Noah Barkin, an analyst with the Rhodium Group, said China's chief objective was to prevent Europe from aligning more closely with the United States.
"In this sense, Macron is perhaps Beijing's most important partner in Europe," he said. Macron is often considered by diplomats to be an important driver of key policies within the EU.
Macron travelled to China with European Commission chief Ursula von der Leyen, both pressuring China on Ukraine, but failing to wrest any public shifts in position from Xi.
Still, Macron was given the full red carpet treatment.
Von der Leyen, who described China as "repressive" in a critical speech before her trip, cut a sometimes forlorn figure in Beijing, with a low-key greeting at the airport and not being invited to some state functions with Xi and Macron.
China's state-backed Global Times newspaper said in an editorial on Thursday: "It is clear to everyone that being a strategic vassal of Washington is a dead end. Making the China-France relationship a bridge for China-Europe cooperation is beneficial to both sides and to the world."
Jean-Pierre Raffarin, a former French prime minister who has travelled extensively to China, told Reuters on the sidelines of a deal-signing ceremony in the Great Hall of the People that some of Xi's charm was having an effect.
"Isn't diplomacy, at one point or another, a bit of flattery?" he said. "There's always a bit of that in human relations. Each side plays with that."
In Washington, China's diplomatic engagement with France is being viewed with a degree of scepticism.
Beyond Ukraine, China would relish a realignment that draws it closer to Europe economically as relations with the United States fray, but such a shift is unlikely at this point, said people familiar with the U.S. government's thinking.
Washington is taking a wait-and-see approach to the European engagements with Beijing over Ukraine, according to the people, who declined to be named. On Thursday, Macron urged Beijing to talk sense to Russia over the war in Ukraine while von der Leyen said Xi expressed willingness to speak to Ukraine's President Volodymyr Zelenskiy.
Xi did not mention a possible conversation with Zelenskiy in China's official reports of his comments after the meetings.

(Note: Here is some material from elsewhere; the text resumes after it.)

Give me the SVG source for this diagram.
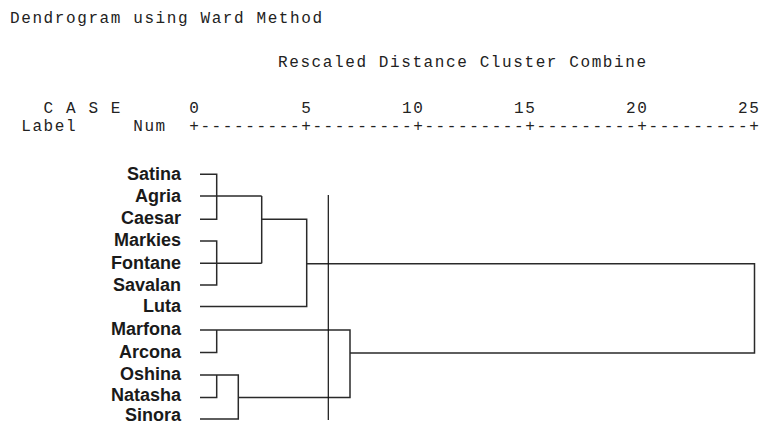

Barkin, the analyst, said Macron did not appear to be getting much out of the trip.
"Macron seemed to believe he could charm Xi into shifting his approach on the war," he said. "He gave Xi a series of gifts - denouncing decoupling as a trap, bringing a huge business delegation along, and reaffirming his support for strategic autonomy - without getting much of anything in return."
China's wooing of Macron is part of a flurry of diplomatic moves this year as it attempts to wriggle out of containment by the United States amid differences over Taiwan, the Ukraine war and U.S. led restrictions on technology exports.
China upped its diplomatic spending by 12.2 percent this year, and leaders and senior officials from Singapore, Malaysia, Spain and Japan have visited over the past few weeks.
China helped broker a surprise detente between Saudi Arabia and Iran in March, with Beijing casting itself as a Middle East peacemaker motivated by its desire to shape a multi-polar world.
China-EU engagement will continue in the coming weeks with foreign policy chief Josep Borrell and Germany's foreign minister due in Beijing.
"China and Europe can still be partners," said Wang Yiwei, director of Center for European Studies at Renmin University in Beijing. "Rather than systemic rivals or competitors."